-- TASK DIRECTIONS --
From the listing that follows, reproduce only the lines from the one holding "Generate a Python" through the one holding "renderer = fig.canvas.get_renderer()", both included, with no pictures.

Source code of charts
● ● ● ● ●

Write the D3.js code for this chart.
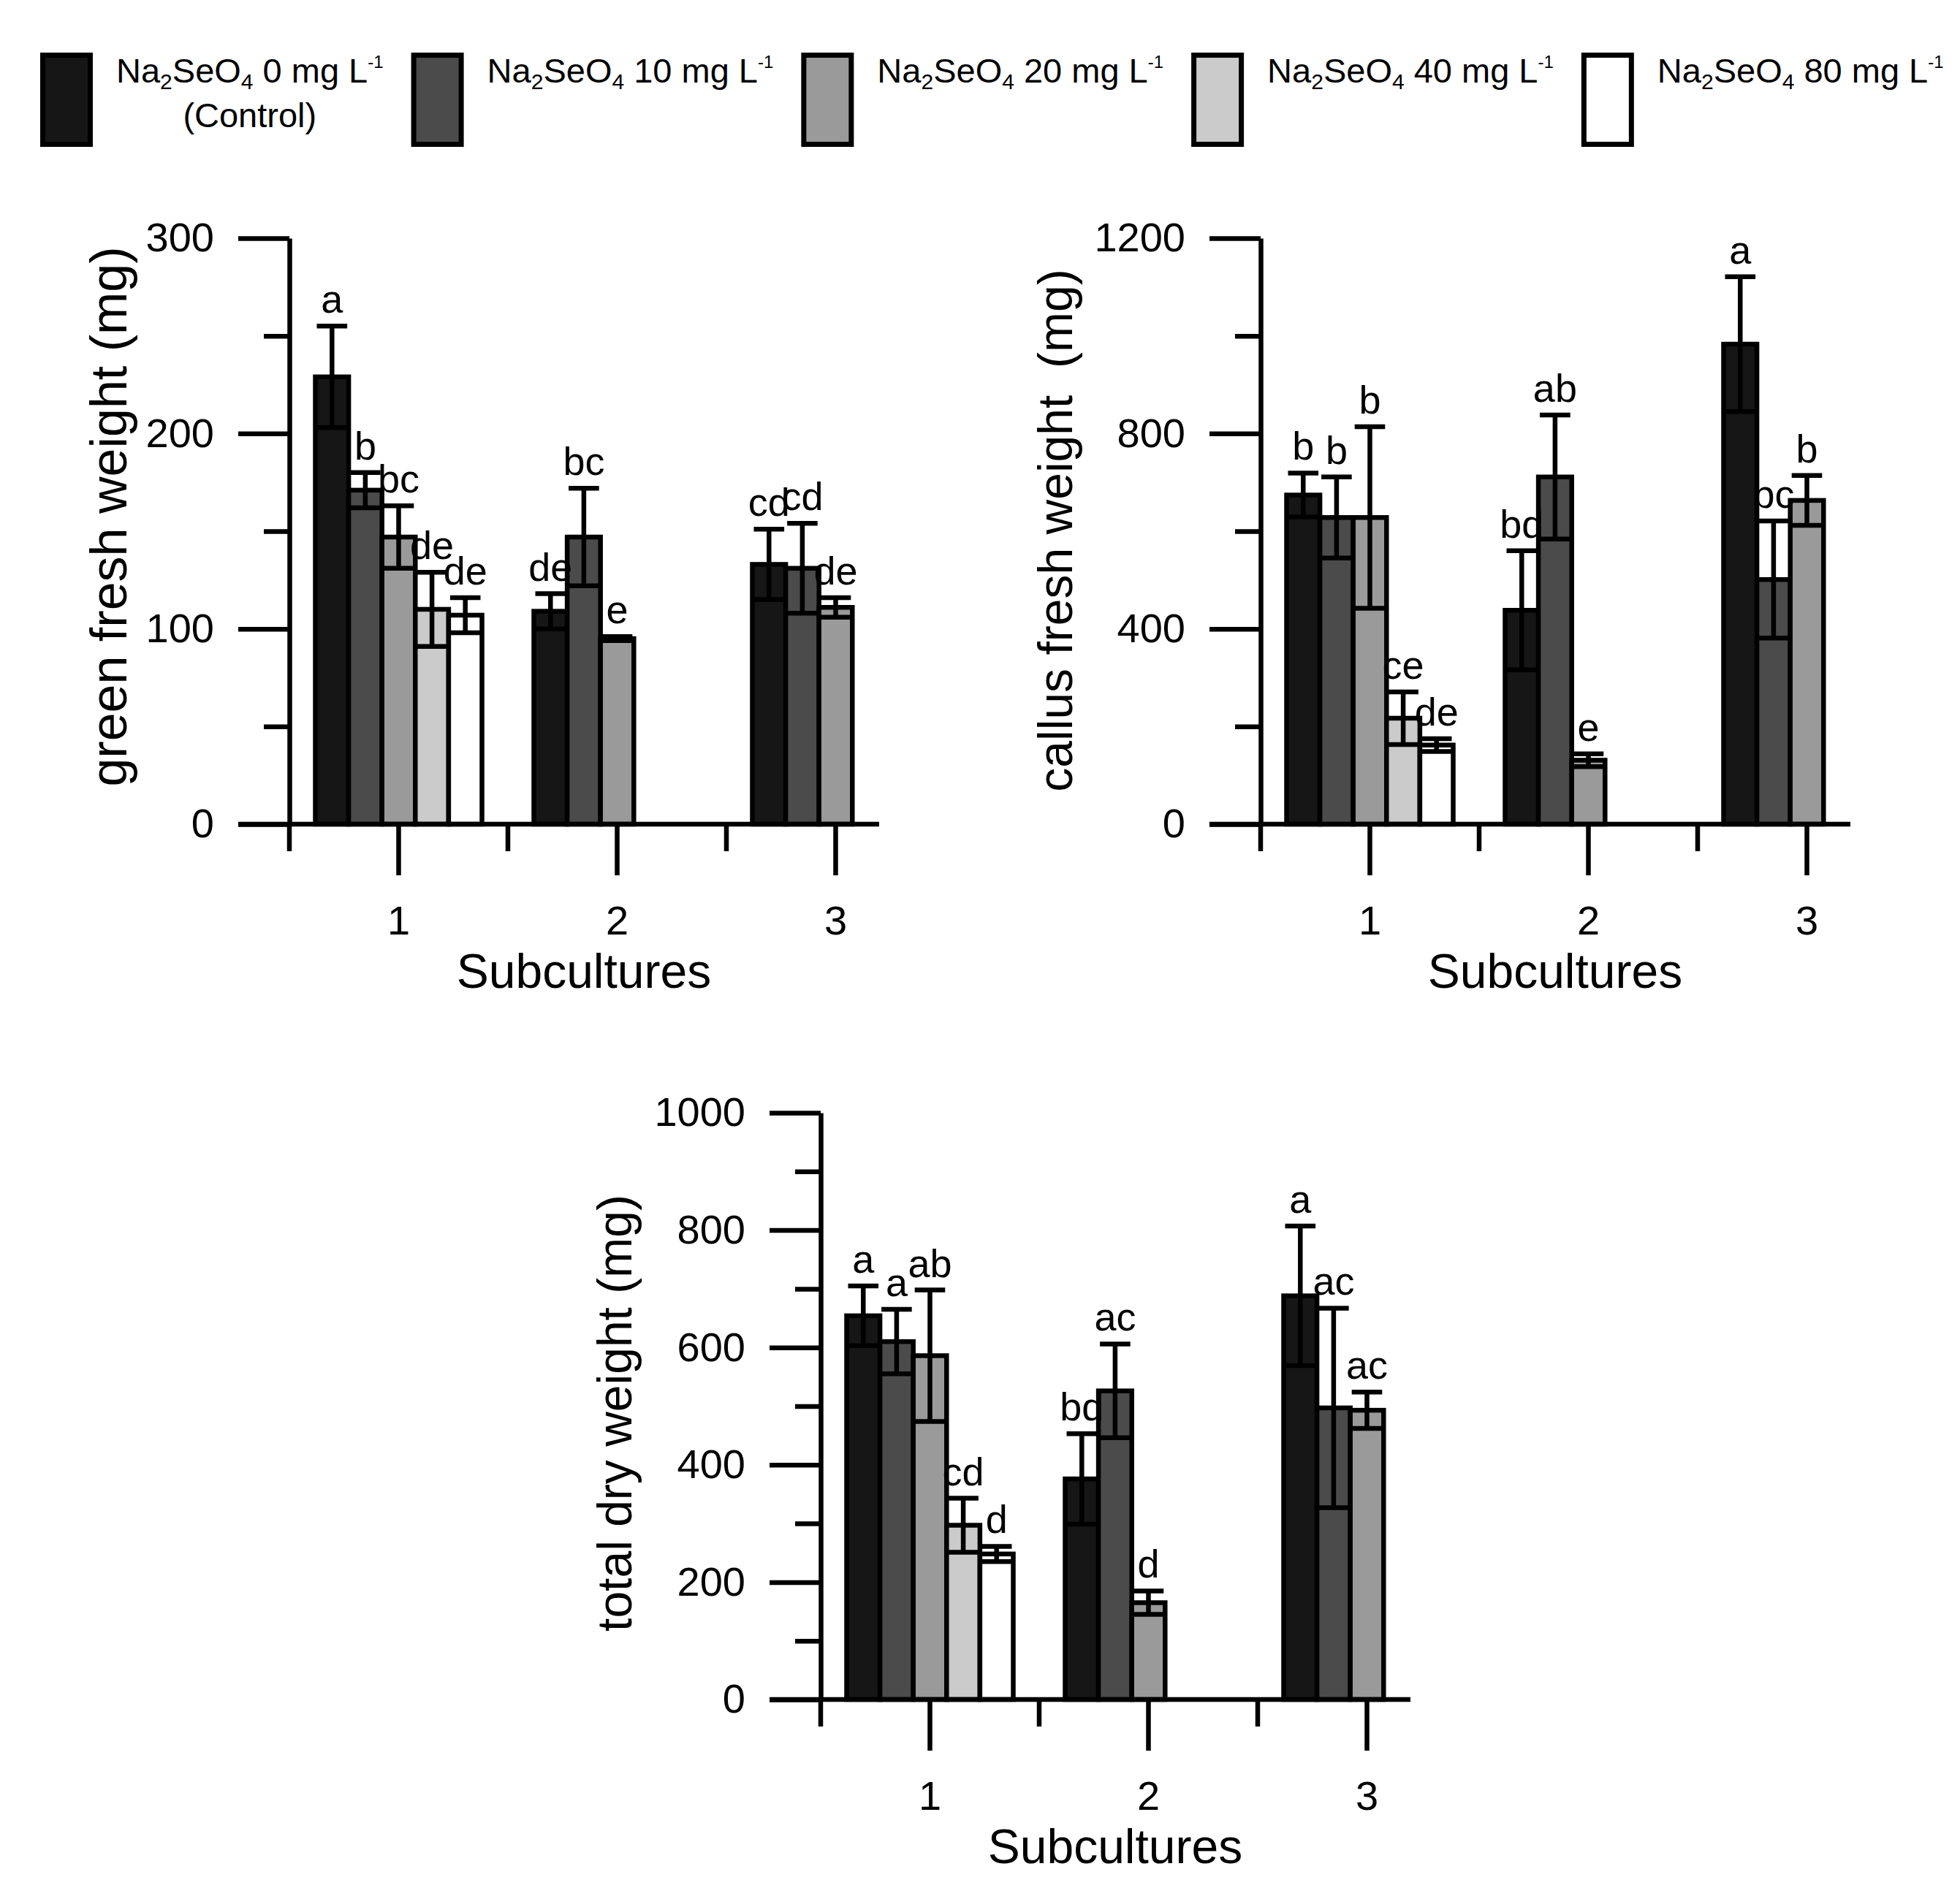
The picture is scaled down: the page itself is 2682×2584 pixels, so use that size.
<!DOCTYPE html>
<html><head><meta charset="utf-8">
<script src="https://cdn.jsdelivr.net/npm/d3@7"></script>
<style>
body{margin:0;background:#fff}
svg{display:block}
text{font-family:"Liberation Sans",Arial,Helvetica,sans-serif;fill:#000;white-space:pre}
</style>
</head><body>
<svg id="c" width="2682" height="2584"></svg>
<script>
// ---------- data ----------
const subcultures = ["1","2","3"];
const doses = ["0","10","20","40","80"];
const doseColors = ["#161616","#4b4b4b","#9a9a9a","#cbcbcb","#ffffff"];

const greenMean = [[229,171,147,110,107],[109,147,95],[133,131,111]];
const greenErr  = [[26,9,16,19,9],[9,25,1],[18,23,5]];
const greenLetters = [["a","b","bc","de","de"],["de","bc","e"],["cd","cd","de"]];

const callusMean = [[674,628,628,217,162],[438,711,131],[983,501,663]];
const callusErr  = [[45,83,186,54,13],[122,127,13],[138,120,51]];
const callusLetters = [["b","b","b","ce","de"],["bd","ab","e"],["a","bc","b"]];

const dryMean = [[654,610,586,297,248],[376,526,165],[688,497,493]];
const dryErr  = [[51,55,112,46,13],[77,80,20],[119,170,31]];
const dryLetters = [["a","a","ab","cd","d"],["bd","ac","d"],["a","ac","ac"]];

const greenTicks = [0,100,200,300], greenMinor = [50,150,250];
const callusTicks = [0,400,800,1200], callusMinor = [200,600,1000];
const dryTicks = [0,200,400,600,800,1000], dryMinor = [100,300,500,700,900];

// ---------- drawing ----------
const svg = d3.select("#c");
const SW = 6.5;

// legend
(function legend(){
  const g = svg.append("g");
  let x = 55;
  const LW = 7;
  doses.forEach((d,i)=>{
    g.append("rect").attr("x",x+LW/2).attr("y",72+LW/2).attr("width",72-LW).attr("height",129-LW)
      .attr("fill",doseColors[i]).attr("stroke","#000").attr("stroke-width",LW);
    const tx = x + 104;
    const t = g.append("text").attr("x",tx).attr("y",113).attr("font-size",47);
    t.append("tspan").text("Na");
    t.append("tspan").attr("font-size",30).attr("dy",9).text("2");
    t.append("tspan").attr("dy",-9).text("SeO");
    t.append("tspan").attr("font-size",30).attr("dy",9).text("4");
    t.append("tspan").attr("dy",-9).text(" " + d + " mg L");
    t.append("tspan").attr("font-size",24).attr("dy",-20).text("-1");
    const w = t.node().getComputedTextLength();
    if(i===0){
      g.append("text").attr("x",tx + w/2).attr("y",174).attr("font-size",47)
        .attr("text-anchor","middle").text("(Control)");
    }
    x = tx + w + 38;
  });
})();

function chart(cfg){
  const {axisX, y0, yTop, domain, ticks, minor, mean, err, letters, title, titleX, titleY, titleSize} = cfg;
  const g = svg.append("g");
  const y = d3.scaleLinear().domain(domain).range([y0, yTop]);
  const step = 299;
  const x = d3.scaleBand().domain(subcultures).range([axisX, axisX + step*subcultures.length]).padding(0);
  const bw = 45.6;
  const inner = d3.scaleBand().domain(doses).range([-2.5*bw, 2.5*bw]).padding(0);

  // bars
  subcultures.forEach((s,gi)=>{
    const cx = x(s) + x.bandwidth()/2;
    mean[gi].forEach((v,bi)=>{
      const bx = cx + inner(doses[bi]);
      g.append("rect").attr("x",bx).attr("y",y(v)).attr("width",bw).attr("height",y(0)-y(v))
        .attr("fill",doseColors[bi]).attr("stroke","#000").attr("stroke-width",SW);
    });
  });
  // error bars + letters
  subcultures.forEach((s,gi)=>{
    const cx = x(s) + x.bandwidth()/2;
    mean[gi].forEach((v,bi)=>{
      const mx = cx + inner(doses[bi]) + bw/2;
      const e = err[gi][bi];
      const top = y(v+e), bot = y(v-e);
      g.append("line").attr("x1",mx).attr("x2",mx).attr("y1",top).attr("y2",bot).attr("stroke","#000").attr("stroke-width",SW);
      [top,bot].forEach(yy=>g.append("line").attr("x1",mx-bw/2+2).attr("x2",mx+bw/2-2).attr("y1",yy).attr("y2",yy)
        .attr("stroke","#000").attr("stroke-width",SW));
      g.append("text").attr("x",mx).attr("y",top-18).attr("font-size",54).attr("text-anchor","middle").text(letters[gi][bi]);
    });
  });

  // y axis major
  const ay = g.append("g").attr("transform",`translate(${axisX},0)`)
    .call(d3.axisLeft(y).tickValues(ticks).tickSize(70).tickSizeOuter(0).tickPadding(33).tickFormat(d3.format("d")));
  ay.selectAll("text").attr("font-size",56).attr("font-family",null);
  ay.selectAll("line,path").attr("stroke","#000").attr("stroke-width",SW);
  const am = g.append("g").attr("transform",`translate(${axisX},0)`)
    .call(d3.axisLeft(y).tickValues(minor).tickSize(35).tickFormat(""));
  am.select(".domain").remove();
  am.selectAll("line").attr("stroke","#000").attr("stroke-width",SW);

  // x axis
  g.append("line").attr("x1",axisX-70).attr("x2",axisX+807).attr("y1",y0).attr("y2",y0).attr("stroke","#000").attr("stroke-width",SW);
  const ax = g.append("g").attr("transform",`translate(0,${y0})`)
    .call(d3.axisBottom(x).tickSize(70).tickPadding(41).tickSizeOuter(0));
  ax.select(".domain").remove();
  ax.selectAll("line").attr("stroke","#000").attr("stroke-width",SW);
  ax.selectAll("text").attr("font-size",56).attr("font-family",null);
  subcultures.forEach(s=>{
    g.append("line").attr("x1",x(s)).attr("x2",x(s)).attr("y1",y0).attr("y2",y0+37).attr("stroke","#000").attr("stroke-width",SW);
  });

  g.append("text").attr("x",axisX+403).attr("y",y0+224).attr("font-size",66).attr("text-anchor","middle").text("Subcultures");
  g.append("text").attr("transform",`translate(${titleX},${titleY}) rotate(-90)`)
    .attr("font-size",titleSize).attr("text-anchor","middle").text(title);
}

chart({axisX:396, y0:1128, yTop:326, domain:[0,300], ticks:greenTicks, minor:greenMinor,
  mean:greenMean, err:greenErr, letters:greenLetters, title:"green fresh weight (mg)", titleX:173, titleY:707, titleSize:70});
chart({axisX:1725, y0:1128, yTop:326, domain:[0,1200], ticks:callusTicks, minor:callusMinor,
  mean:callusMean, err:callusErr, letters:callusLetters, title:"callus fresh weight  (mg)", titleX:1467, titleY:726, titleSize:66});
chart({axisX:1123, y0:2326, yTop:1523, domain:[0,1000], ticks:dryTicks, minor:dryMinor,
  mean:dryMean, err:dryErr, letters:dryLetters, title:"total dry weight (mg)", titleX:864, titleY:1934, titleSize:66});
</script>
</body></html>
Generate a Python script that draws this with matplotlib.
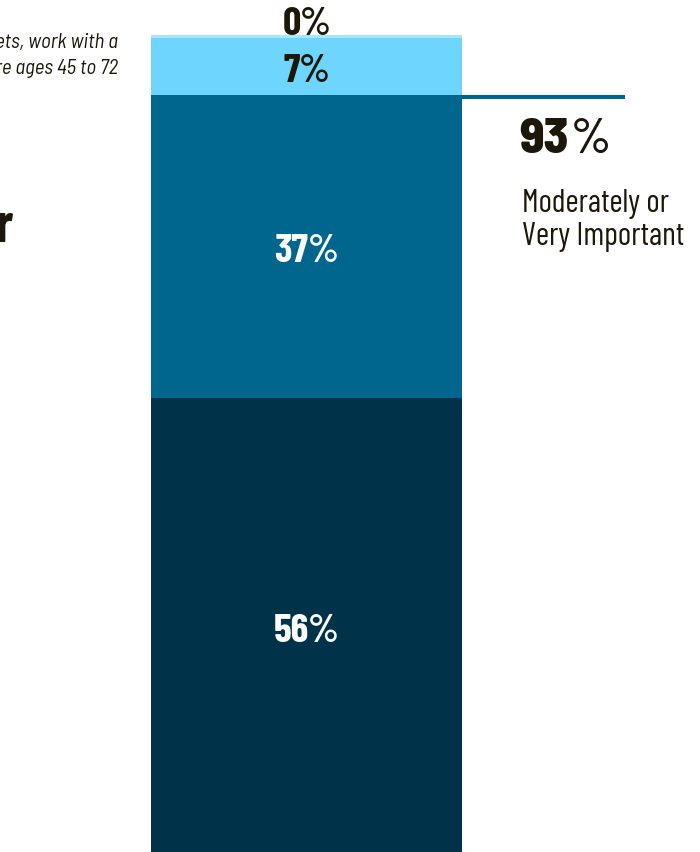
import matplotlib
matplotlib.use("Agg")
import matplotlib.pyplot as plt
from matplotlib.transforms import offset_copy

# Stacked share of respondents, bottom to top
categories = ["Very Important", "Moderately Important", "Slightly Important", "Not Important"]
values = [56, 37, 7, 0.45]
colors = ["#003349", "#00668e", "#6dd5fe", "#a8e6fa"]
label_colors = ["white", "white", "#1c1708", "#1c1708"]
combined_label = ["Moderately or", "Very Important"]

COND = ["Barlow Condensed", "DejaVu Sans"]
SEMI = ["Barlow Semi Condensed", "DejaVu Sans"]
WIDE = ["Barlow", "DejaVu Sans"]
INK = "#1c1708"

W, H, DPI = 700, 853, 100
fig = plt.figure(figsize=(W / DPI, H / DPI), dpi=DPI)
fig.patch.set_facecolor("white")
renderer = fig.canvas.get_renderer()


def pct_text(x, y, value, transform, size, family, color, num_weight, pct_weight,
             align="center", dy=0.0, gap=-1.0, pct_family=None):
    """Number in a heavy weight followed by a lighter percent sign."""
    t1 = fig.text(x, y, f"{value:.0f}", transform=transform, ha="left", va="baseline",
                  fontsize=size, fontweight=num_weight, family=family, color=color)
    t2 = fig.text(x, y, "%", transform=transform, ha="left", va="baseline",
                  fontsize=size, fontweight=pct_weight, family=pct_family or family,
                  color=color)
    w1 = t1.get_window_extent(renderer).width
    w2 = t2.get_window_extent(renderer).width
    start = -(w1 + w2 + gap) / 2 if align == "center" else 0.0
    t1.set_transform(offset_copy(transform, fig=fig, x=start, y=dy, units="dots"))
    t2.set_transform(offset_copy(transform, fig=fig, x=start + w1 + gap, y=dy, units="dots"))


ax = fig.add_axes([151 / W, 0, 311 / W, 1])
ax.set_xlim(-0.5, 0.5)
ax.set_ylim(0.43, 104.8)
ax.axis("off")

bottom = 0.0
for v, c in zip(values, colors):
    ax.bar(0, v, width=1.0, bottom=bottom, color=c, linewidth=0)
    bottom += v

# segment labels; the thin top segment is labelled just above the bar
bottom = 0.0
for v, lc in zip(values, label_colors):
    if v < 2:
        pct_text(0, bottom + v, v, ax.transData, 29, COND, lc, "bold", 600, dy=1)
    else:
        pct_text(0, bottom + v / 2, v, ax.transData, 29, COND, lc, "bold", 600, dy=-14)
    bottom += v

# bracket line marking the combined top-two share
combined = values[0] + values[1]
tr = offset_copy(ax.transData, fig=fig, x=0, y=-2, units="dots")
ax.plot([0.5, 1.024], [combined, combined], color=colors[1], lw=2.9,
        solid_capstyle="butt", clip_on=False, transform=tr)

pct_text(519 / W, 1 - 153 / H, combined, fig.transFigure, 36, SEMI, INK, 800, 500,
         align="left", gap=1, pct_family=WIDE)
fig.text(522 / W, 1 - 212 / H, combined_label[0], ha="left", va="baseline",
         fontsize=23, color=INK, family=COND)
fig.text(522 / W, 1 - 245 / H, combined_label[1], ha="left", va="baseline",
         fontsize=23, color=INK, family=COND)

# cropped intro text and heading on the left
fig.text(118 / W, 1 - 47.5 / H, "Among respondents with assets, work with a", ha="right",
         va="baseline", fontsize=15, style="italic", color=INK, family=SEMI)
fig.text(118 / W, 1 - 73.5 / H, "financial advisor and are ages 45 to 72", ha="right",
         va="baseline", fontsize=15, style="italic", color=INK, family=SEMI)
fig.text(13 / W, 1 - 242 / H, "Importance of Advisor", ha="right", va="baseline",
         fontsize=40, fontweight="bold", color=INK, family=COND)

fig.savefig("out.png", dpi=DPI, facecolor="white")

● ● ● ● ●

-- SOLUTION TO THE PROBLEM --
Generate a Python script that draws this with matplotlib.
import matplotlib
matplotlib.use("Agg")
import matplotlib.pyplot as plt
from matplotlib.transforms import offset_copy

# Stacked share of respondents, bottom to top
categories = ["Very Important", "Moderately Important", "Slightly Important", "Not Important"]
values = [56, 37, 7, 0.45]
colors = ["#003349", "#00668e", "#6dd5fe", "#a8e6fa"]
label_colors = ["white", "white", "#1c1708", "#1c1708"]
combined_label = ["Moderately or", "Very Important"]

COND = ["Barlow Condensed", "DejaVu Sans"]
SEMI = ["Barlow Semi Condensed", "DejaVu Sans"]
WIDE = ["Barlow", "DejaVu Sans"]
INK = "#1c1708"

W, H, DPI = 700, 853, 100
fig = plt.figure(figsize=(W / DPI, H / DPI), dpi=DPI)
fig.patch.set_facecolor("white")
renderer = fig.canvas.get_renderer()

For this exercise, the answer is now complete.